I wrote Hayneedle and told them they needed to be taken down and they quickly agreed (tho at this writing they are still in place).  Besides the commonly known reasons for not wanting to be associated with Walmart, terrible employee practices, predatory pricing, destruction of local retail infrastructure, capital flight, etc, we have our own reasons not to want to sell thru them.  Our hammocks business is a strange boutique outfit.  Because all the labor comes from within the community, we cant simply expand our production facilities and hire more people to make more hammocks (or tofu or additional book indexing, etc).  Because Hayneedle is such a large customer, they have negotiated very good prices with us.  These compress our margins while, because of their size, also stretch our capacity.  If they started reselling thru Walmart, we could end up not having enuf hammock to sell to our other customers are much better margins for us.  And we promise our brick and mortar stores we will not sell at big box stores which compete with them.

More tricky is the Candy Cane hammock we developed for the recent trade show.  We wanted new offerings for the show, we have miles of surplus red rope from a previous management purchasing error and a thin red and white stripped hammock with a navy blue pillow look something like a flag.  So we decided we would pitch it.  We told the community about it and a couple of people complained on our O&I board (our internal communication center) but no one challenged the decision (through our override process) and it seemed like there was not much upset about it.

A month after the show my friend Red came to my quite upset about the flag hammock.  Here again the politics are clear, the US is responsible for 3 wars currently, from that guy who got the Nobel Peace Prize (tho he inherited 1.5 of them).  Why would our progressive commune profiteer from patriotism.  I had never been excited about the flag hammock, but others were and there did not seem to be community objection when we brought it up, so i let it go.  It was in fact my choice (as marketing manager) to stop it or let it happen.  As if the fates wanted this to be a bigger questions, immediately after Red left me upset with my answers about the flag hammock, a buyer from a high end chain we had met at the show called and said they were interested in featuring our flag hammock in their spring catalog and this would mean hundreds of hammocks.

It is one thing to roll of a few handfuls of candy cane hammocks, it is something totally different to have hundreds of flag hammocks comin ut of our show.  I could easily imagine a worker walk out (which is of course super easy at Twin Oaks, because it is all volunteer work).  We have already been joking about Occupy Twin Oaks (demands of early seconds at the steam table line have been considered).  Without more active community approval this could easily go badly.

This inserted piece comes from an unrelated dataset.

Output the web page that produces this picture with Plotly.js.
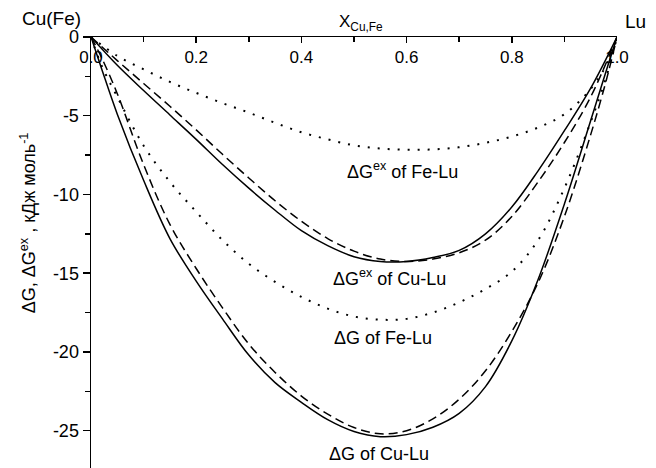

The problem is we have a broken decision making model. It is a testament to what is great about Twin Oaks, that it survives, even thrives with this failed decision system.  When Twin Oaks was founded we thought collectively we could do better than voting, but the feminists had not polished the consensus technique they had borrowed from the Quakers, so we did not believe we could get unanimous agreement.  So we settled for something in the middle, where we worked problems until we had a dynamic super majority of people in favor of a solution.

Sounds clever, no?  It’s isn’t.  There are a myriad of problems with this approach, the very first of which is that you often dont know when your process is complete.  What if 4 people are strongly against the notion of flag hammocks and many more think it is a good idea, then if we are unable to come up with a compromise that works between the majority and this handful of people, then we are, sometimes, stuck.  Because the super majority is flexible, it means a small minority of highly vocal individuals can force the status quo rather than permitting the change they dont want.  And then it starts getting really complicated, because how seriously this minority gets taken depends in part on who the people are, how long they have contributed to the community and their general respectability.  None of these are quantified of course, but they definitely matter.

In the case of the flag hammock, i am almost certain we will shoot the idea down.  In part because some people are honstly quite upset about it (which i understand), but more importantly, the flag had no defenders in the community.  Very few people will step up and say “this is a good idea, it solves several of our problems. {surplus red rope, he desire to make woven hx, increases our silly low $/hour, and the market seems to like them).  But none of this matters, it is easy to say “no” to the flag, so we quite likely will.